The one area where improvement needs to happen immediately for the passing game to move to the next level is the screen game. This was terrible on Sunday.
In most cases, the formations and situations telegraphed the plays, having them stopped before they started. Or perhaps it was just the Giants defensive line. Either way, improvement is essential.
Freeman can be elite with the right offense and the right tools around him, and from what the passing game showed Sunday, this is happening in front of our eyes.
In 2011, the Buccaneers had the worst defense in the NFL.
In the fourth quarter of the Week 2 contest, the Buccaneers had the worst defense in the NFL.
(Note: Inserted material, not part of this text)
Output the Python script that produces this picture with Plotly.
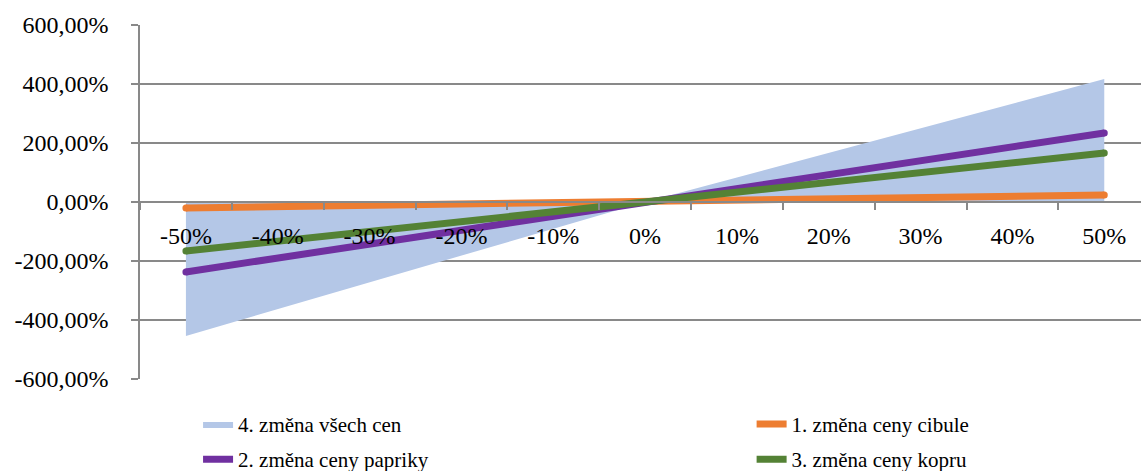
import plotly.graph_objects as go

# Sensitivity of the result to price changes
price_change = ["-50%", "-40%", "-30%", "-20%", "-10%", "0%", "10%", "20%", "30%", "40%", "50%"]

all_prices = [-454, -363, -272, -182, -91, 0, 83, 167, 250, 334, 417]
onion = [-20, -16, -12, -8, -4, 0, 5, 10, 14, 19, 24]
pepper = [-237, -190, -142, -95, -47, 0, 47, 94, 140, 187, 234]
dill = [-166, -133, -100, -66, -33, 0, 33, 66, 100, 133, 166]

y_tick_values = [-600, -400, -200, 0, 200, 400, 600]
y_tick_labels = ["-600,00%", "-400,00%", "-200,00%", "0,00%", "200,00%", "400,00%", "600,00%"]

FONT = "Liberation Serif, Times New Roman, serif"
GRID = "#898989"

fig = go.Figure()

fig.add_trace(go.Scatter(
    x=price_change, y=all_prices, name="4. změna všech cen",
    mode="lines", fill="tozeroy", fillcolor="#B4C7E7",
    line=dict(width=0, color="#B4C7E7"), legend="legend", legendgroup="all",
))

# (name, values, colour, legend column)
line_series = [
    ("1. změna ceny cibule", onion, "#ED7D31", "legend2"),
    ("2. změna ceny papriky", pepper, "#7030A0", "legend"),
    ("3. změna ceny kopru", dill, "#548235", "legend2"),
]
for name, values, color, leg in line_series:
    fig.add_trace(go.Scatter(
        x=price_change, y=values, name=name, mode="lines",
        line=dict(width=7, color=color), legend=leg, legendgroup=name,
    ))
    # rounded ends of the thick lines
    fig.add_trace(go.Scatter(
        x=[price_change[0], price_change[-1]], y=[values[0], values[-1]],
        mode="markers", marker=dict(size=7, color=color),
        showlegend=False, hoverinfo="skip",
    ))

legend_style = dict(
    orientation="v", xanchor="left", y=-0.07, yanchor="top",
    font=dict(family=FONT, size=21, color="black"),
    traceorder="grouped", tracegroupgap=5, bgcolor="rgba(0,0,0,0)",
)

fig.update_layout(
    width=1141, height=471,
    margin=dict(l=140, r=0, t=25, b=92, autoexpand=False),
    plot_bgcolor="white", paper_bgcolor="white",
    font=dict(family=FONT, size=24, color="black"),
    showlegend=True,
    legend=dict(x=0.058, **legend_style),
    legend2=dict(x=0.611, **legend_style),
)

fig.update_xaxes(
    type="category", range=[-0.5, 10.4],
    anchor="free", position=0.5,
    showline=True, linecolor=GRID, linewidth=1.5,
    ticks="outside", tickson="boundaries", ticklen=7, tickcolor=GRID, tickwidth=1.5,
    ticklabelstandoff=12,
    showgrid=False, zeroline=False,
    tickfont=dict(family=FONT, size=24, color="black"),
)

fig.update_yaxes(
    range=[-600, 600],
    tickvals=y_tick_values, ticktext=y_tick_labels,
    showline=True, linecolor=GRID, linewidth=1.5,
    ticks="outside", ticklen=7, tickcolor=GRID, tickwidth=1.5,
    ticklabelstandoff=18,
    showgrid=True, gridcolor=GRID, gridwidth=1.5,
    zeroline=False,
    tickfont=dict(family=FONT, size=24, color="black"),
)

fig.write_html("out.html")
No matter how good or how "clutch" Manning is, the Buccaneers had him against a wall at halftime. After getting a mixture of solid pressure and bonehead decisions, Tampa had forced Manning into three first half interceptions.
Ahmad Bradshaw, Domenik Hixon, and David Diehl were all out of the game. Aqib Talib had been able to provide almost flawless coverage on nearly every pass thrown in Hakeem Nicks' direction. Victor Cruz didn't get to do the salsa, due to Eric Wright proving why Tampa coveted him in the offseason.
Then everything went down the proverbial toilet.
After the offense opened the half with a field goal drive which extended the lead to 14, the defense forced New York into a four-play drive which led to a punt.
On the first play of the defense's next drive, Wright went down with an injury and the defensive walls began to crumble. The Giants went 63 yards and added three points with a Lawrence Tynes field goal.
After a Freeman interception just two plays later, the Bucs defense was able to hold New York to a fourth Tynes field goal despite good field position, holding the lead at eight.
After that, the unit surrendered 225 yards and three touchdowns on the next three drives.
Taking all of 11 plays. 11.
As said before, the Bucs once again became the worst defense in the NFL, if even for just a quarter.
In one quarter, Ronde Barber showed exactly why he moved to safety and Brandon McDonald showed that he is not an NFL cornerback. In addition, the defensive line showed exactly how easily they can disappear, and that they have no depth. And Aqib Talib showed that a hobbled Nicks had more left on one good leg than he did on two.
The display put on by the defense can only be explained by fatigue and a lack of depth. But isn't this something we all saw coming? Couldn't they have found someone to fill in as a backup defensive lineman? Wasn't Myron Lewis a third-round pick with tons of potential? Where is the depth?
The troubles of the past also began to rear their ugly head as a little known "big back" Andre Brown ran roughshod over the tired and smallish Buccaneers defense.
The most telling statistic of just how bad this game was for the defense: 51 drop-backs for Manning, two quarterback hits, zero sacks.
Archie Manning could have thrown for 510 yards against that kind of pressure.
If you were expecting something about a kneel...Look elsewhere.
After all, Jerry Jones says the kneel is "not a good play," so how can you argue. Plus, crazier things have happened to the Giants than a fumbled snap.
The real ugly here was the referees. It has not gotten as much publicity as other games on more publicized stages, but these guys are really affecting games. Besides several questionable penalties going in both directions and a lot of inconsistency in those calls, one play stands out.
As the Buccaneers tried to mount their final comeback, Freeman "completed" a 29-yard pass down the left sideline to the Giants 16-yard line with seconds left. That play was then reviewed by the officials and subsequently overturned.
It appeared that Williams was able to tap both feet in bounds and then rolled out of bounds and lost the ball. No matter what, there was not enough evidence to overturn the call on the field of a completion.
Properly trained referees almost surely would have let the play stand.
Whatever the case may be, the Buccaneers still had several opportunities to win this game and simply did not capitalize.